Write out only the lines from the start of the entries up to and including the line with "0.7, 0.48, 0.34, 0.18, 0.15, 0.15, 0.16];"; please skip the pictures.

### Exercise materials ###

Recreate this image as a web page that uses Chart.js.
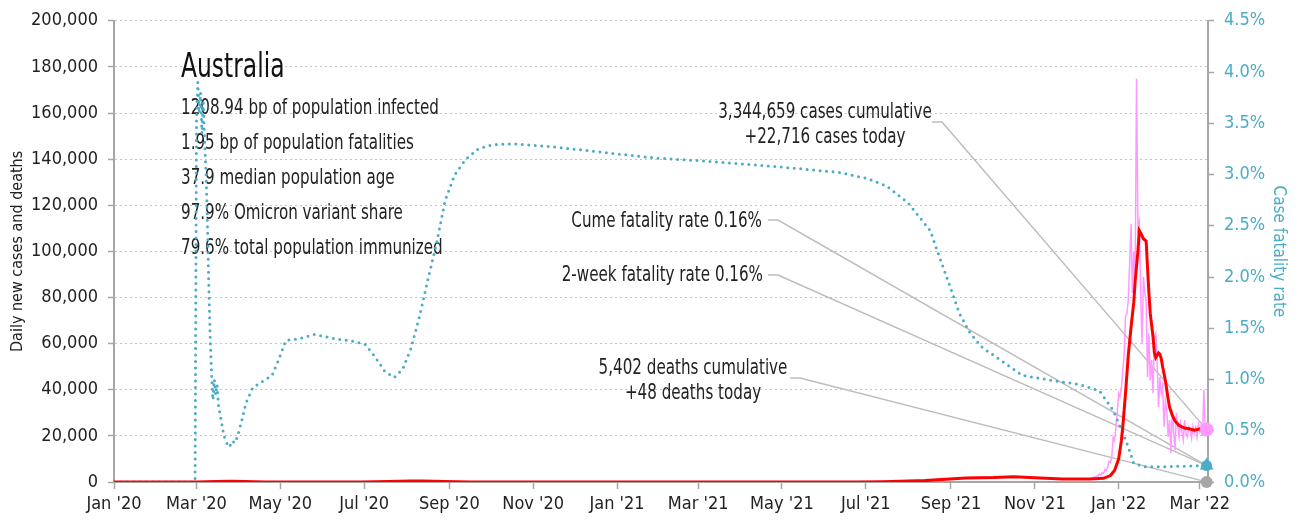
<!DOCTYPE html>
<html>
<head>
  <title>Australia - daily cases and case fatality rate</title>
  <style>
    body {
      margin: 0;
      background: #fff;
    }
  </style>
</head>
<body>
  <canvas id="chart" width="1299" height="520"></canvas>

  <script src="https://cdn.jsdelivr.net/npm/chart.js"></script>
  <script>
    // x values are days since 1 Jan 2020
    const monthDays = [0, 60, 121, 182, 244, 305, 366, 425, 486, 547, 609, 670, 731, 790];
    const monthLabels = ["Jan '20", "Mar '20", "May '20", "Jul '20", "Sep '20", "Nov '20", "Jan '21",
      "Mar '21", "May '21", "Jul '21", "Sep '21", "Nov '21", "Jan '22", "Mar '22"];

    // case fatality rate, %
    const cfrDays = [0, 59, 60, 61, 62, 63, 64, 65, 66, 67, 68, 69, 70, 71, 72, 73, 74, 75, 76, 78, 80, 82, 84,
      86, 88, 90, 93, 96, 101, 110, 115, 120, 125, 135, 146, 160, 175, 183, 190, 197, 204, 210, 216, 222,
      228, 235, 241, 248, 256, 265, 275, 290, 320, 360, 395, 432, 480, 528, 548, 562, 578, 594, 601, 608,
      615, 623, 632, 645, 661, 683, 703, 717, 727, 734, 738, 742, 750, 765, 795];
    const cfrPct = [0, 0, 3.5, 3.9, 3.6, 3.8, 3.4, 3.7, 3.3, 3.0, 2.5, 1.9, 1.4, 1.05, 0.8, 1.0, 0.85, 0.95, 0.75,
      0.6, 0.45, 0.38, 0.34, 0.4, 0.38, 0.45, 0.6, 0.77, 0.92, 1.0, 1.04, 1.2, 1.38, 1.4, 1.44, 1.4, 1.37,
      1.34, 1.22, 1.08, 1.02, 1.1, 1.3, 1.6, 1.95, 2.35, 2.75, 3.0, 3.15, 3.25, 3.29, 3.3, 3.27, 3.21, 3.16,
      3.13, 3.08, 3.02, 2.96, 2.89, 2.72, 2.45, 2.18, 1.92, 1.65, 1.45, 1.31, 1.19, 1.04, 0.99, 0.95, 0.89,
      0.7, 0.48, 0.34, 0.18, 0.15, 0.15, 0.16];

    // 7-day average of new cases
    const avgDays = [0, 60, 75, 85, 95, 110, 150, 180, 200, 215, 225, 240, 260, 300, 400, 540, 560, 590, 605,
      620, 640, 655, 670, 690, 710, 720, 725, 728, 731, 733, 734, 736, 738, 740, 742, 743, 745, 746, 747, 749,
      751, 752, 753, 754, 756, 757, 758, 760, 761, 762, 763, 765, 767, 768, 770, 772, 775, 779, 783, 786, 790,
      793, 795];
    const avgCases = [0, 0, 250, 350, 250, 50, 0, 30, 200, 450, 400, 200, 30, 10, 5, 10, 100, 600, 1200, 1700,
      1900, 2300, 1800, 1300, 1250, 1600, 2800, 5000, 10000, 18000, 24000, 38500, 55000, 67000, 78000, 87000,
      100000, 109000, 108000, 105500, 104500, 93000, 82000, 73000, 63000, 56000, 54000, 56000, 55500, 53500,
      50000, 44000, 36000, 32500, 29000, 26500, 24500, 23400, 23000, 22500, 23000, 23200, 23000];

    // daily new cases
    const dailyDays = [0, 60, 75, 85, 95, 110, 150, 200, 215, 225, 240, 260, 300, 540, 590, 620, 652, 690, 710,
      715, 716, 717, 718, 719, 720, 721, 722, 723, 724, 725, 726, 727, 728, 729, 730, 731, 732, 733, 734, 735,
      736, 737, 738, 739, 740, 741, 742, 743, 744, 745, 746, 747, 748, 749, 750, 751, 752, 753, 754, 755, 756,
      757, 758, 759, 760, 761, 762, 763, 764, 765, 766, 767, 768, 769, 770, 771, 772, 773, 774, 775, 776, 777,
      778, 779, 780, 781, 782, 783, 784, 785, 786, 787, 788, 789, 790, 791, 792, 793, 794, 795];
    const dailyCases = [0, 0, 300, 400, 200, 40, 0, 250, 500, 380, 150, 20, 10, 20, 700, 1800, 2400, 1200, 1300,
      2500, 2700, 3500, 3000, 4000, 3800, 5500, 5000, 6500, 9000, 8500, 11000, 19500, 18000, 24000, 30000,
      38500, 37000, 41000, 48000, 55000, 72000, 73000, 79000, 95000, 112000, 82000, 100000, 89000, 175000,
      110000, 113000, 82000, 60000, 89000, 82000, 78000, 45500, 64500, 44000, 53000, 38500, 62800, 64500,
      52000, 32500, 45500, 38500, 42000, 24000, 35000, 31000, 19500, 27000, 12500, 31000, 22000, 13800,
      30000, 24000, 19500, 25500, 22000, 18200, 26800, 21000, 19500, 24000, 23000, 19000, 24000, 21000,
      23500, 19500, 25000, 22000, 24500, 20000, 40000, 21000, 22716];

    const lastDay = 795;
    const casesToday = 22716;
    const deathsToday = 48;
    const cumeCfr = 0.16;
    const twoWeekCfr = 0.16;

    const country = 'Australia';
    const stats = [
      '1208.94 bp of population infected',
      '1.95 bp of population fatalities',
      '37.9 median population age',
      '97.9% Omicron variant share',
      '79.6% total population immunized'
    ];

    const FONT = "'DejaVu Sans Condensed', 'Liberation Sans Narrow', sans-serif";
    const TEAL = '#4bacc6';
    const PINK = '#ff99ff';
    const AXIS = '#a6a6a6';
    const NARROW = 0.765; // horizontal squeeze for the drawn notes

    const pairs = (xs, ys) => xs.map((d, i) => ({ x: d, y: ys[i] }));

    function squeezedText(ctx, text, x, y, align) {
      ctx.save();
      ctx.translate(x, y);
      ctx.scale(NARROW, 1);
      ctx.textAlign = align;
      ctx.fillText(text, 0, 0);
      ctx.restore();
    }

    // text block and callout lines, drawn under the data
    const notes = {
      id: 'notes',
      beforeDatasetsDraw(chart) {
        const ctx = chart.ctx;
        const sx = chart.scales.x, yl = chart.scales.y, yr = chart.scales.y2;
        const endX = sx.getPixelForValue(lastDay);
        ctx.save();
        ctx.textBaseline = 'middle';
        ctx.fillStyle = '#111';
        ctx.font = `34px ${FONT}`;
        squeezedText(ctx, country, 181, 68, 'left');
        ctx.font = `22px ${FONT}`;
        ctx.fillStyle = '#222';
        stats.forEach((s, i) => squeezedText(ctx, s, 181, 108 + i * 35, 'left'));

        const callouts = [
          { lines: ['3,344,659 cases cumulative', '+22,716 cases today'], align: 'center', x: 825, y: 112,
            from: [932, 122], to: [endX, yl.getPixelForValue(casesToday)] },
          { lines: ['Cume fatality rate 0.16%'], align: 'right', x: 762, y: 221,
            from: [768, 220], to: [endX, yr.getPixelForValue(cumeCfr)] },
          { lines: ['2-week fatality rate 0.16%'], align: 'right', x: 763, y: 275,
            from: [768, 275], to: [endX, yr.getPixelForValue(twoWeekCfr)] },
          { lines: ['5,402 deaths cumulative', '+48 deaths today'], align: 'center', x: 693, y: 368,
            from: [790, 378], to: [endX, yl.getPixelForValue(deathsToday)] }
        ];
        callouts.forEach(c => {
          ctx.strokeStyle = '#bdbdbd';
          ctx.lineWidth = 1.5;
          ctx.beginPath();
          ctx.moveTo(c.from[0], c.from[1]);
          ctx.lineTo(c.from[0] + 10, c.from[1]);
          ctx.lineTo(c.to[0], c.to[1]);
          ctx.stroke();
          c.lines.forEach((t, i) => squeezedText(ctx, t, c.x, c.y + i * 25, c.align));
        });
        ctx.restore();
      }
    };

    const ctx = document.getElementById('chart').getContext('2d');
    new Chart(ctx, {
      type: 'line',
      data: {
        datasets: [
          {
            label: 'Daily new cases',
            data: pairs(dailyDays, dailyCases),
            borderColor: PINK,
            borderWidth: 1.5,
            pointRadius: 0,
            yAxisID: 'y',
            order: 5
          },
          {
            label: 'Case fatality rate',
            data: pairs(cfrDays, cfrPct),
            borderColor: TEAL,
            borderWidth: 3,
            borderDash: [0, 6.5],
            borderCapStyle: 'round',
            pointRadius: 0,
            yAxisID: 'y2',
            order: 4
          },
          {
            label: '7-day average cases',
            data: pairs(avgDays, avgCases),
            borderColor: '#ff0000',
            borderWidth: 3,
            pointRadius: 0,
            yAxisID: 'y',
            order: 3
          },
          {
            label: 'Cases today',
            data: [{ x: lastDay, y: casesToday }],
            pointRadius: 7,
            pointBackgroundColor: PINK,
            pointBorderWidth: 0,
            showLine: false,
            clip: false,
            yAxisID: 'y',
            order: 1
          },
          {
            label: '2-week fatality rate',
            data: [{ x: lastDay, y: twoWeekCfr }],
            pointStyle: 'triangle',
            pointRadius: 8,
            pointBackgroundColor: TEAL,
            pointBorderWidth: 0,
            showLine: false,
            clip: false,
            yAxisID: 'y2',
            order: 1
          },
          {
            label: 'Cume fatality rate',
            data: [{ x: lastDay, y: cumeCfr }],
            pointRadius: 5.5,
            pointBackgroundColor: TEAL,
            pointBorderWidth: 0,
            showLine: false,
            clip: false,
            yAxisID: 'y2',
            order: 1
          },
          {
            label: 'Deaths today',
            data: [{ x: lastDay, y: deathsToday }],
            pointRadius: 6,
            pointBackgroundColor: AXIS,
            pointBorderWidth: 0,
            showLine: false,
            clip: false,
            yAxisID: 'y',
            order: 1
          }
        ]
      },
      options: {
        responsive: false,
        animation: false,
        layout: { padding: { top: 20, left: 0, right: 0, bottom: 0 } },
        plugins: {
          legend: { display: false },
          tooltip: { enabled: false }
        },
        scales: {
          x: {
            type: 'linear',
            min: 0,
            max: 796,
            afterBuildTicks: axis => { axis.ticks = monthDays.map(v => ({ value: v })); },
            afterFit: axis => { axis.height = 38; },
            ticks: {
              autoSkip: false,
              maxRotation: 0,
              padding: 5,
              color: '#222',
              font: { family: FONT, size: 18 },
              callback: (v, i) => monthLabels[i]
            },
            grid: { drawOnChartArea: false, drawTicks: true, tickLength: 7, tickColor: AXIS, tickWidth: 1.5 },
            border: { display: true, color: AXIS, width: 2 }
          },
          y: {
            position: 'left',
            min: 0,
            max: 200000,
            afterFit: axis => { axis.width = 114; },
            ticks: {
              stepSize: 20000,
              padding: 10,
              color: '#222',
              font: { family: FONT, size: 18 },
              callback: v => v.toLocaleString('en-US')
            },
            grid: { color: '#c4c4c4', lineWidth: 1, tickLength: 6, tickColor: AXIS, tickWidth: 1.5 },
            border: { display: true, color: AXIS, width: 2, dash: [2, 3] },
            title: {
              display: true,
              text: 'Daily new cases and deaths',
              color: '#222',
              font: { family: FONT, size: 16 },
              padding: { top: 8, bottom: 0 }
            }
          },
          y2: {
            position: 'right',
            min: 0,
            max: 4.5,
            afterFit: axis => { axis.width = 91; },
            ticks: {
              stepSize: 0.5,
              padding: 10,
              color: TEAL,
              font: { family: FONT, size: 18 },
              callback: v => v.toFixed(1) + '%'
            },
            grid: { drawOnChartArea: false, tickLength: 6, tickColor: AXIS, tickWidth: 1.5 },
            border: { display: true, color: AXIS, width: 2 },
            title: {
              display: true,
              text: 'Case fatality rate',
              color: TEAL,
              font: { family: FONT, size: 17 },
              padding: { top: 10, bottom: 0 }
            }
          }
        }
      },
      plugins: [notes]
    });
  </script>
</body>
</html>
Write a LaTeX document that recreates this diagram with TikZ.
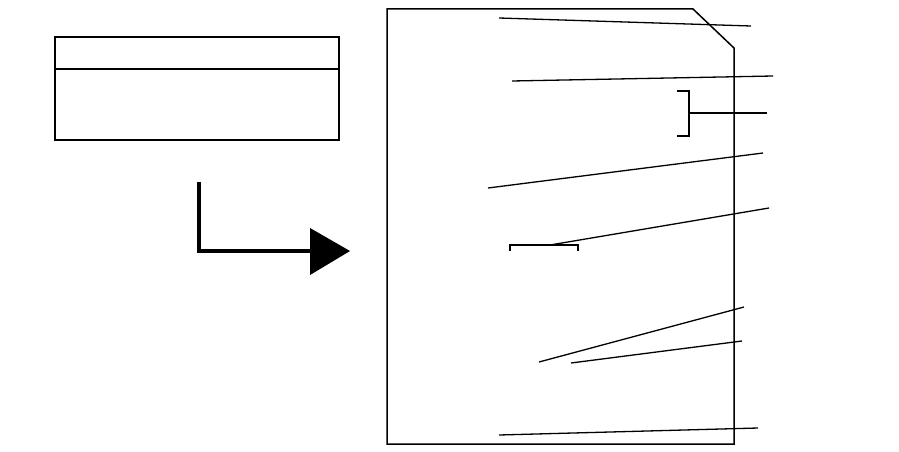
\documentclass[tikz,border=0pt]{standalone}
\begin{document}
\begin{tikzpicture}[x=1pt,y=-1pt,
  frame/.style={draw=black,line width=1.5pt},
  leader/.style={draw=black,line width=1.3pt},
  bigarrow/.style={draw=black,line width=4.6pt}]
\useasboundingbox (0,0) rectangle (899,452);
% left box
\draw[frame] (55,37) rectangle (339,140);
\draw[black,line width=2pt] (55,69) -- (339,69);
% L-shaped arrow
\draw[bigarrow] (199,182) -- (199,251) -- (312,251);
\fill[black] (310,228) -- (350,251) -- (310,275) -- cycle;
% main sheet
\draw[frame,line join=miter] (387,9) -- (693,9) -- (734,48) -- (734,444) -- (387,444) -- cycle;
% leader lines
\coordinate (a1) at (499,18);  \coordinate (a2) at (751,26);
\draw[leader] (a1) -- (a2);
\coordinate (b1) at (512,81);  \coordinate (b2) at (773,76);
\draw[leader] (b1) -- (b2);
% right bracket
\draw[leader] (677,91) -- (689,91) -- (689,136) -- (677,136);
\coordinate (c1) at (689,113); \coordinate (c2) at (767,113);
\draw[leader] (c1) -- (c2);
\coordinate (d1) at (488,188); \coordinate (d2) at (763,153);
\draw[leader] (d1) -- (d2);
% lower bracket
\draw[leader] (510,251) -- (510,245) -- (578,245) -- (578,251);
\coordinate (e1) at (550,245); \coordinate (e2) at (769,208);
\draw[leader] (e1) -- (e2);
\coordinate (f1) at (539,362); \coordinate (f2) at (744,307);
\draw[leader] (f1) -- (f2);
\coordinate (g1) at (571,363); \coordinate (g2) at (742,341);
\draw[leader] (g1) -- (g2);
\coordinate (h1) at (499,435); \coordinate (h2) at (758,428);
\draw[leader] (h1) -- (h2);
\end{tikzpicture}
\end{document}
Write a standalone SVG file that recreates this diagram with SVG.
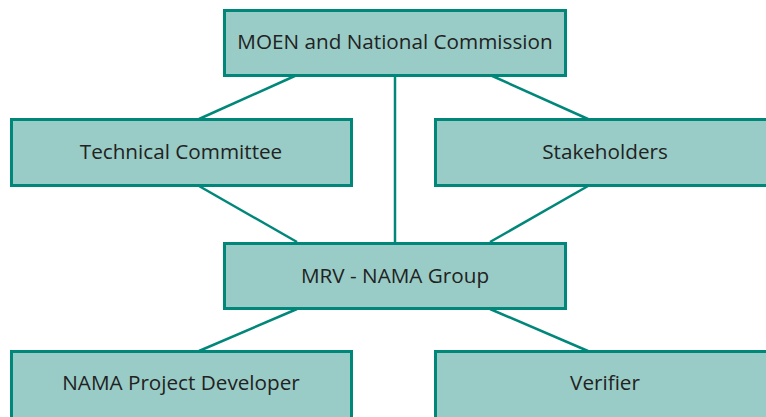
<svg xmlns="http://www.w3.org/2000/svg" width="766" height="417" viewBox="0 0 766 417">
<style>
.box{fill:#99ccc6;stroke:#00877a;stroke-width:3}
.lbl{font-family:"Open Sans","Liberation Sans",sans-serif;font-size:20.7px;fill:#222;text-anchor:middle;dominant-baseline:central}
.con line{stroke:#00877a;stroke-width:2.5}
</style>
<rect width="766" height="417" fill="#fff"/>
<g id="connectors" class="con">
<line x1="297" y1="75" x2="199" y2="119"/>
<line x1="395" y1="75" x2="395" y2="242"/>
<line x1="490" y1="75" x2="588" y2="119"/>
<line x1="199" y1="186" x2="297" y2="242"/>
<line x1="588" y1="186" x2="490" y2="242"/>
<line x1="297" y1="309" x2="199" y2="351"/>
<line x1="490" y1="309" x2="588" y2="351"/>
</g>
<g id="moen"><rect class="box" x="224.5" y="10.5" width="341" height="65"/><text class="lbl" x="395" y="41">MOEN and National Commission</text></g>
<g id="tech"><rect class="box" x="11.5" y="119.5" width="340" height="66"/><text class="lbl" x="181" y="151">Technical Committee</text></g>
<g id="stake"><rect class="box" x="435.5" y="119.5" width="340" height="66"/><text class="lbl" x="605" y="151">Stakeholders</text></g>
<g id="mrv"><rect class="box" x="224.5" y="243.5" width="341" height="65"/><text class="lbl" x="395" y="275">MRV - NAMA Group</text></g>
<g id="dev"><rect class="box" x="11.5" y="351.5" width="340" height="80"/><text class="lbl" x="181" y="382">NAMA Project Developer</text></g>
<g id="ver"><rect class="box" x="435.5" y="351.5" width="340" height="80"/><text class="lbl" x="605" y="382">Verifier</text></g>
</svg>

###

**Answer for this exercise**
Recreate this image as a web page that uses Chart.js.
<!DOCTYPE html>
<html>
<head>
  <title>Australia - daily cases and case fatality rate</title>
  <style>
    body {
      margin: 0;
      background: #fff;
    }
  </style>
</head>
<body>
  <canvas id="chart" width="1299" height="520"></canvas>

  <script src="https://cdn.jsdelivr.net/npm/chart.js"></script>
  <script>
    // x values are days since 1 Jan 2020
    const monthDays = [0, 60, 121, 182, 244, 305, 366, 425, 486, 547, 609, 670, 731, 790];
    const monthLabels = ["Jan '20", "Mar '20", "May '20", "Jul '20", "Sep '20", "Nov '20", "Jan '21",
      "Mar '21", "May '21", "Jul '21", "Sep '21", "Nov '21", "Jan '22", "Mar '22"];

    // case fatality rate, %
    const cfrDays = [0, 59, 60, 61, 62, 63, 64, 65, 66, 67, 68, 69, 70, 71, 72, 73, 74, 75, 76, 78, 80, 82, 84,
      86, 88, 90, 93, 96, 101, 110, 115, 120, 125, 135, 146, 160, 175, 183, 190, 197, 204, 210, 216, 222,
      228, 235, 241, 248, 256, 265, 275, 290, 320, 360, 395, 432, 480, 528, 548, 562, 578, 594, 601, 608,
      615, 623, 632, 645, 661, 683, 703, 717, 727, 734, 738, 742, 750, 765, 795];
    const cfrPct = [0, 0, 3.5, 3.9, 3.6, 3.8, 3.4, 3.7, 3.3, 3.0, 2.5, 1.9, 1.4, 1.05, 0.8, 1.0, 0.85, 0.95, 0.75,
      0.6, 0.45, 0.38, 0.34, 0.4, 0.38, 0.45, 0.6, 0.77, 0.92, 1.0, 1.04, 1.2, 1.38, 1.4, 1.44, 1.4, 1.37,
      1.34, 1.22, 1.08, 1.02, 1.1, 1.3, 1.6, 1.95, 2.35, 2.75, 3.0, 3.15, 3.25, 3.29, 3.3, 3.27, 3.21, 3.16,
      3.13, 3.08, 3.02, 2.96, 2.89, 2.72, 2.45, 2.18, 1.92, 1.65, 1.45, 1.31, 1.19, 1.04, 0.99, 0.95, 0.89,
      0.7, 0.48, 0.34, 0.18, 0.15, 0.15, 0.16];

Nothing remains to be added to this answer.